EXERCISE OBJECTIVE:
Copy the data exactly as it appears, and do not include any pictures.

· · · · · · ·

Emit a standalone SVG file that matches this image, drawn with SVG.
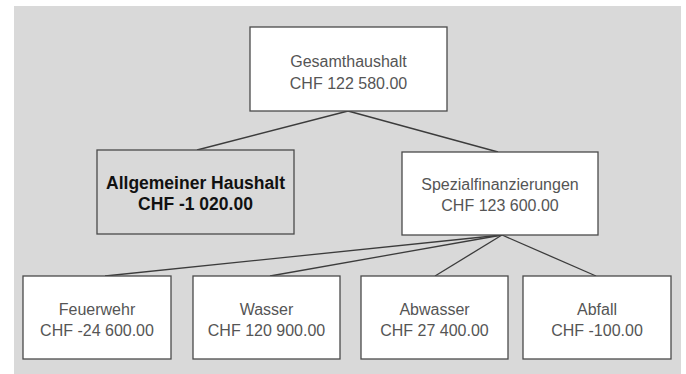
<svg xmlns="http://www.w3.org/2000/svg" width="686" height="374" viewBox="0 0 686 374">
<style>
.box{fill:#ffffff;stroke:#4a4a4a;stroke-width:1.3}
.gbox{fill:#d9d9d9;stroke:#4a4a4a;stroke-width:1.3}
.t{font-family:"Liberation Sans",Arial,sans-serif;font-size:16px;fill:#555555;text-anchor:middle}
.b{font-family:"Liberation Sans",Arial,sans-serif;font-size:17.5px;font-weight:bold;fill:#111111;text-anchor:middle}
.c{stroke:#3c3c3c;stroke-width:1.3;fill:none}
</style>
<rect x="0" y="0" width="686" height="374" fill="#ffffff"/>
<rect x="14" y="6" width="667" height="368" fill="#d9d9d9"/>
<g id="connectors">
<line class="c" x1="348" y1="111" x2="197" y2="150"/>
<line class="c" x1="348" y1="111" x2="498" y2="152"/>
<line class="c" x1="502" y1="235" x2="105" y2="276"/>
<line class="c" x1="502" y1="235" x2="270" y2="276"/>
<line class="c" x1="502" y1="235" x2="435" y2="276"/>
<line class="c" x1="502" y1="235" x2="596" y2="276"/>
</g>
<g id="gesamthaushalt">
<rect class="box" x="250" y="27" width="197" height="84"/>
<text class="t" x="348.5" y="67">Gesamthaushalt</text>
<text class="t" x="348.5" y="89">CHF 122 580.00</text>
</g>
<g id="allgemeiner">
<rect class="gbox" x="97" y="150" width="197" height="84"/>
<text class="b" x="195.5" y="189">Allgemeiner Haushalt</text>
<text class="b" x="195.5" y="210">CHF -1 020.00</text>
</g>
<g id="spezial">
<rect class="box" x="402" y="152" width="196" height="83"/>
<text class="t" x="500" y="190">Spezialfinanzierungen</text>
<text class="t" x="500" y="211">CHF 123 600.00</text>
</g>
<g id="feuerwehr">
<rect class="box" x="23" y="276" width="148" height="83"/>
<text class="t" x="97" y="315">Feuerwehr</text>
<text class="t" x="97" y="336">CHF -24 600.00</text>
</g>
<g id="wasser">
<rect class="box" x="193" y="276" width="147" height="83"/>
<text class="t" x="266.5" y="315">Wasser</text>
<text class="t" x="266.5" y="336">CHF 120 900.00</text>
</g>
<g id="abwasser">
<rect class="box" x="361" y="276" width="147" height="83"/>
<text class="t" x="434.5" y="315">Abwasser</text>
<text class="t" x="434.5" y="336">CHF 27 400.00</text>
</g>
<g id="abfall">
<rect class="box" x="523" y="276" width="148" height="83"/>
<text class="t" x="597" y="315">Abfall</text>
<text class="t" x="597" y="336">CHF -100.00</text>
</g>
</svg>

· · · · · · ·

FULL SOLUTION:
Emit a standalone SVG file that matches this image, drawn with SVG.
<svg xmlns="http://www.w3.org/2000/svg" width="686" height="374" viewBox="0 0 686 374">
<style>
.box{fill:#ffffff;stroke:#4a4a4a;stroke-width:1.3}
.gbox{fill:#d9d9d9;stroke:#4a4a4a;stroke-width:1.3}
.t{font-family:"Liberation Sans",Arial,sans-serif;font-size:16px;fill:#555555;text-anchor:middle}
.b{font-family:"Liberation Sans",Arial,sans-serif;font-size:17.5px;font-weight:bold;fill:#111111;text-anchor:middle}
.c{stroke:#3c3c3c;stroke-width:1.3;fill:none}
</style>
<rect x="0" y="0" width="686" height="374" fill="#ffffff"/>
<rect x="14" y="6" width="667" height="368" fill="#d9d9d9"/>
<g id="connectors">
<line class="c" x1="348" y1="111" x2="197" y2="150"/>
<line class="c" x1="348" y1="111" x2="498" y2="152"/>
<line class="c" x1="502" y1="235" x2="105" y2="276"/>
<line class="c" x1="502" y1="235" x2="270" y2="276"/>
<line class="c" x1="502" y1="235" x2="435" y2="276"/>
<line class="c" x1="502" y1="235" x2="596" y2="276"/>
</g>
<g id="gesamthaushalt">
<rect class="box" x="250" y="27" width="197" height="84"/>
<text class="t" x="348.5" y="67">Gesamthaushalt</text>
<text class="t" x="348.5" y="89">CHF 122 580.00</text>
</g>
<g id="allgemeiner">
<rect class="gbox" x="97" y="150" width="197" height="84"/>
<text class="b" x="195.5" y="189">Allgemeiner Haushalt</text>
<text class="b" x="195.5" y="210">CHF -1 020.00</text>
</g>
<g id="spezial">
<rect class="box" x="402" y="152" width="196" height="83"/>
<text class="t" x="500" y="190">Spezialfinanzierungen</text>
<text class="t" x="500" y="211">CHF 123 600.00</text>
</g>
<g id="feuerwehr">
<rect class="box" x="23" y="276" width="148" height="83"/>
<text class="t" x="97" y="315">Feuerwehr</text>
<text class="t" x="97" y="336">CHF -24 600.00</text>
</g>
<g id="wasser">
<rect class="box" x="193" y="276" width="147" height="83"/>
<text class="t" x="266.5" y="315">Wasser</text>
<text class="t" x="266.5" y="336">CHF 120 900.00</text>
</g>
<g id="abwasser">
<rect class="box" x="361" y="276" width="147" height="83"/>
<text class="t" x="434.5" y="315">Abwasser</text>
<text class="t" x="434.5" y="336">CHF 27 400.00</text>
</g>
<g id="abfall">
<rect class="box" x="523" y="276" width="148" height="83"/>
<text class="t" x="597" y="315">Abfall</text>
<text class="t" x="597" y="336">CHF -100.00</text>
</g>
</svg>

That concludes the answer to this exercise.